In questi tre anni e mezzo di presidenza, Sergio Marchionne aveva chiesto tante cose alla Ferrari. E tutte alla sua maniera: sparando missili verbali in pieno viso ai propri uomini. Per cui delle due l'una: o questi le realizzavano o meglio fare armi e bagagli ed emigrare altrove. Diversi uomini di spicco sono andati via. Altri che non erano di spicco lo sono diventati. Erano quelli tenuti a freno dai capi emigrati. In Ferrari l'hanno chiamata organizzazione orizzontale e il risultato è stato italianizzare il Cavallino. Di tutte le cose chieste dall'ex presidente ed ex amministratore delegato la più importante, viscerale, a suo modo romantica era stata quella del settembre scorso, domenica tre, uscendo dal parco di Monza dopo aver assistito impotente alla doppietta vincente delle Mercedes. Il missile era partito così: «Oggi la Mercedes» aveva detto «è stata superiore alla Ferrari. Non potevamo fare niente... Oggi era quasi imbarazzante vedere la differenza tra noi e loro... Dopo la partenza eravamo tutti liberi di correre e la macchina non ce l'ha fatta. Si vedeva, ci prendevano quasi un secondo al giro, impossibile. Questa non è la Ferrari, bisogna raddoppiare l'impegno... Bisogna togliere il sorriso dalla faccia di questi qui. Mi stanno girando le balle».
Ieri, «questi qui» sorridevano ancora. E tanto. Sorridevano di gioia e di scampato pericolo. Perché per gran parte della gara la vittoria era rimasta saldamente in pugno a Sebastian Vettel e «questi qui» si stavano preparando alla disfatta. Di più: a provare la stessa rabbia che aveva infiammato Marchionne quasi un anno fa a Monza. Invece ad un tratto è arrivata la pioggia e poco dopo le Mercedes si sono involate verso il trionfo mentre la Ferrari di Vettel se ne stava insaccata in un muro di gomme.
Ci sono errori che i fuoriclasse non devono fare. Perché è nel dna del fuoriclasse avere nervi saldi per sapere che non si deve sbagliare quella gara se il proprio presidente o ex presidente sta lottando tra la vita e la morte. Quella gara va conquistata per dedicargliela. Quella gara non può finire contro un muro di gomme quando è in pugno. Il fuoriclasse, e purtroppo Vettel lo è solo a corrente alternata, deve soprattutto avere grande memoria. Non può dimenticare che mesi prima, umiliato in casa dall'armata motoristica über alles, Marchionne aveva chiesto di «togliere il sorriso dalla faccia di questi qui». Invece il ferrarista ha scordato tutto: il suo mondiale, la drammaticità del momento, l'importanza per la Ferrari di espugnare il Gran premio di Germania, la necessità di restituire ai tedeschi lo schiaffo preso in casa.

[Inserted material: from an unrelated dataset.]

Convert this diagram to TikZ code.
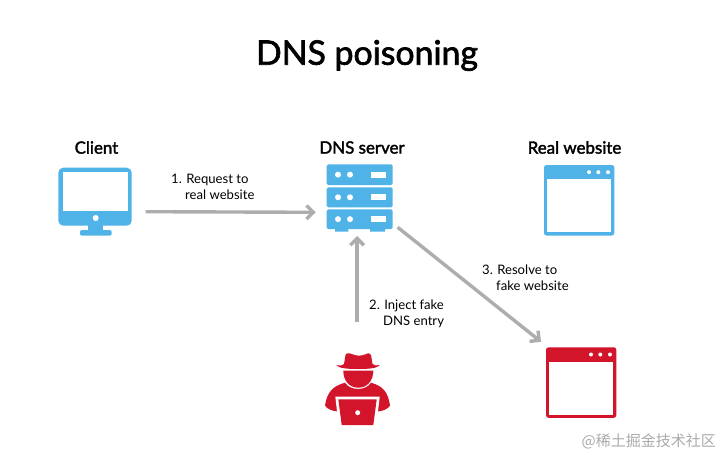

Anche perché «questi qui» altri non sono che il presidente di Daimler e Mercedes, Dieter Zetsche. È il baffuto germanico che si scorge spesso ai Gran premi, soprattutto in quelli dove la Mercedes parte favorita. Ieri, poco prima della gara aveva detto «ho sentito Sergio dopo l'intervento, pareva fosse andato tutto bene. Leggere il comunicato di John Elkann mi ha scioccato. Sono molto addolorato...». Aggiungendo: «Con Marchionne ho sempre avuto un ottimo rapporto di stima e di amicizia che va al di là delle realtà industriali.
L'ho sempre reputato una grandissima persona». Belle parole. A cui sarebbe stato meglio far seguire un bel gesto: non salire sul podio a brindare, sbracciarsi e sorridere goduto. Quel sorriso che Vettel non è riuscito a togliergli.